Именно поэтому история искусства не похожа на лестницу.

Она больше похожа на сеть.

Но затем пришел Эдуар Мане.

И здесь произошло новое потрясение.

«Завтрак на траве» и «Олимпия» заставили меня понять, что реализм может быть не только наблюдением.

Он может быть вызовом.

Мане не стремился сделать изображение удобным для зрителя.

Он показывал современную жизнь без привычного покрова идеализации.

«Олимпия» особенно важна.

Перед зрителем находится обнаженная женщина.

Но она не изображена как мифологическая Венера.

Она смотрит прямо.

Она не просит разрешения существовать.

И именно этот взгляд меняет все.

Вы больше не прячете человеческое тело за мифологией.

Вы говорите:

это тело существует здесь и сейчас.

И оно не обязано притворяться античной богиней, чтобы заслужить право быть изображенным.

В «Баре в Фоли Бержер» Мане идет еще дальше.

Зеркало отражает пространство, но отражение не полностью совпадает с тем, что мы ожидаем увидеть.

Изображение становится проблемой.

Что именно я вижу?

Где находится женщина?

Где находится посетитель?

Где нахожусь я?

Реальность снова начинает ускользать.

И это станет чрезвычайно важным для следующего этапа.

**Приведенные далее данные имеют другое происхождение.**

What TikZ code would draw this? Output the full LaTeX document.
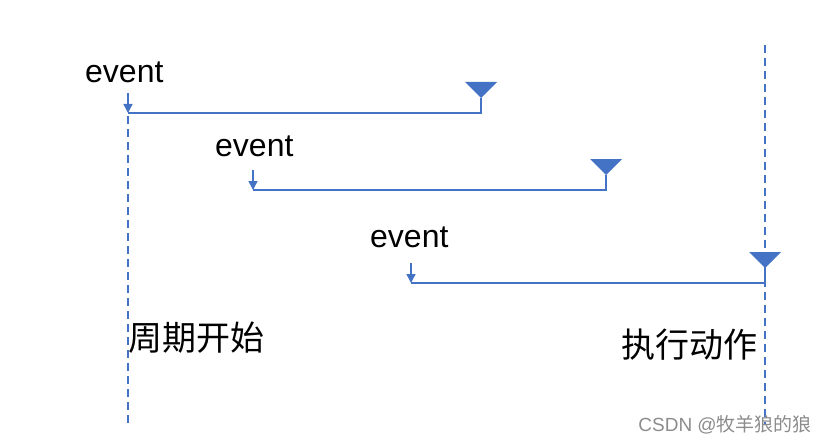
\documentclass[tikz,border=0pt]{standalone}
\usepackage{fontspec}
\setmainfont{Liberation Sans}
\newfontfamily\cjk{Noto Sans CJK SC}
\usetikzlibrary{arrows.meta}

\begin{document}
\begin{tikzpicture}[x=1pt,y=-1pt,
        periodo/.style={bblue,line width=1.5pt,dash pattern=on 8pt off 5pt},
        tramo/.style={bblue,line width=1.5pt},
        flecha/.style={bblue,line width=1.5pt,-{Triangle[length=9pt,width=9pt]}},
        etiqueta/.style={inner sep=0pt,font=\fontsize{32}{38}\selectfont}]
        %colores
        \definecolor{bblue}{HTML}{4472C4}
        \colorlet{marca}{black!45}

        \useasboundingbox (0,0) rectangle (828,444);

        % Lineas de inicio y de accion
        \coordinate (inicio arriba) at (128,116);
        \coordinate (inicio abajo) at (128,425);
        \coordinate (accion arriba) at (765,45);
        \coordinate (accion abajo) at (765,425);
        \draw[periodo] (inicio arriba) -- (inicio abajo);
        \draw[periodo] (accion arriba) -- (accion abajo);

        % Eventos: texto, flecha, tramo y disparo
        \foreach \n/\tx/\ty/\x/\y/\xe in {1/85/82/128/113/481, 2/215/157/253/190/606, 3/370/247/411/283/765}
        {
            \node[etiqueta,anchor=base west] (event\n) at (\tx,\ty) {event};
            \coordinate (flecha\n) at (\x,\y-20);
            \coordinate (origen\n) at (\x,\y);
            \coordinate (fin\n) at (\xe,\y);
            \coordinate (punta\n) at (\xe,\y-15);
            \draw[flecha] (flecha\n) -- (origen\n);
            \draw[tramo] (origen\n) -- (fin\n) -- (punta\n);
            \fill[bblue] (punta\n) -- ++(-16,-16) -- ++(32,0) -- cycle;
        }

        % Textos
        \node[anchor=west,inner sep=0pt,font=\cjk\fontsize{34}{40}\selectfont] (inicio) at (128,338) {周期开始};
        \node[anchor=east,inner sep=0pt,font=\cjk\fontsize{34}{40}\selectfont] (accion) at (758,345) {执行动作};
        \node[anchor=east,inner sep=0pt,text=marca,font=\fontsize{19}{22}\selectfont] (firma) at (812,425) {CSDN @{\cjk 牧羊狼的狼}};
\end{tikzpicture}
\end{document}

Потому что импрессионисты зададут уже другой вопрос:

а что вообще означает «видеть»?

Клод Моне словно разрушил границу между предметом и светом.

«Впечатление. Восходящее солнце».

«Руанский собор».

Один и тот же объект может выглядеть совершенно по-разному утром, днем, вечером.

Меняется не собор.

Меняется свет.

А вместе со светом меняется ваше восприятие.

Моне понял то, что до него художники уже чувствовали, но теперь сделал это главным содержанием живописи:

мы видим не предмет. Мы видим свет, отраженный от предмета.

Поэтому форма начинает растворяться.

Контуры становятся менее важными.

Цвет начинает работать самостоятельно.

В «Прогулке» Ренуара солнечный свет словно дробится на поверхности одежды и кожи.

В «Бале в Мулен де ла Галетт» человеческая жизнь превращается в движение цветовых пятен.

Люди разговаривают.

Танцуют.

Смеются.

Солнце проходит между листьями.

Все происходит сейчас.

Через мгновение все изменится.

Но именно это и прекрасно.

Импрессионисты не пытались победить время.

Они решили его поймать.

Дега смотрел на танцовщиц иначе.

Он словно случайно застает их в момент движения.

Наклон.

Поворот.

Поза.

Ожидание.

Не парадный образ танцовщицы, а ее существование в процессе работы.

И я понял:

вы перестали изображать вечность.

Вы начали изображать мгновение.

Это был огромный сдвиг.

Раньше художник стремился создать то, что должно пережить время.

Теперь художник начал ценить именно то, что существует только несколько секунд.

Писсарро в городских пейзажах превращал улицу в поток света и движения.

Город становился не архитектурой, а событием.

И тогда я понял:

импрессионизм не просто изменил технику живописи.

Он изменил отношение человека ко времени.

Вы начали осознавать, что жизнь состоит из исчезающих моментов.

И вместо того чтобы сожалеть об их исчезновении, вы начали их праздновать.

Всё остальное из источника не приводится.